Stability of Sasaki-extremal metrics under complex deformations

TL;DR

This paper investigates the stability of Sasaki-extremal metrics under complex structure deformations, providing conditions involving the Futaki invariant, and constructs new examples on 3-Sasaki 7-manifolds.

Contribution

It establishes sufficient conditions for the persistence of Sasaki-extremal metrics under deformations and introduces new families of such metrics on specific manifolds.

Findings

Sasaki-extremal metrics are stable under certain complex deformations.

Nondegeneracy of the relative Futaki invariant ensures existence of deformed Sasaki-extremal structures.

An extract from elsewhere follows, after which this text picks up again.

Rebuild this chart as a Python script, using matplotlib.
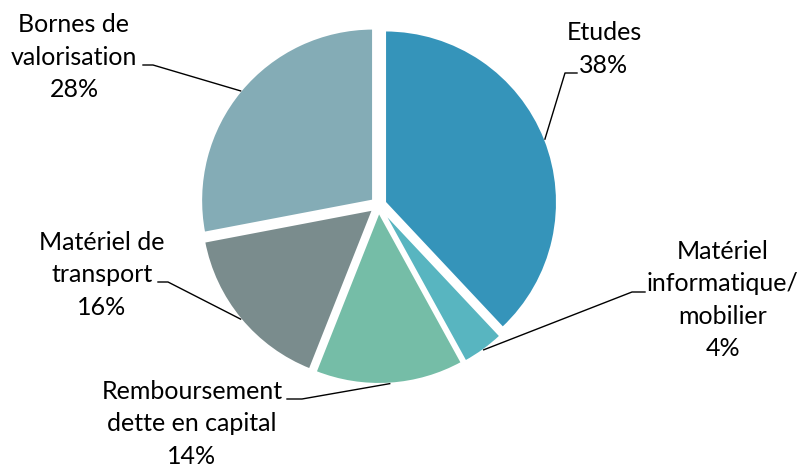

New Sasaki-Einstein and extremal metrics are constructed on 3-Sasaki 7-manifolds.

Abstract

We consider the stability of Sasaki-extremal metrics under deformations of the complex structure on the Reeb foliation. Given such a deformation preserving the action of a compact subgroup of the automorphism group of a Sasaki-extremal structure, a sufficient condition is given involving the nondegeneracy of the relative Futaki invariant for the deformations to contain Sasaki-extremal structures. Deformations of Sasaki-Einstein metrics are also considered, where it suffices that the deformation preserve a maximal torus. As an application, new families of Sasaki-Einstein and Sasaki-extremal metrics are given on deformations of well known 3-Sasaki 7-manifolds.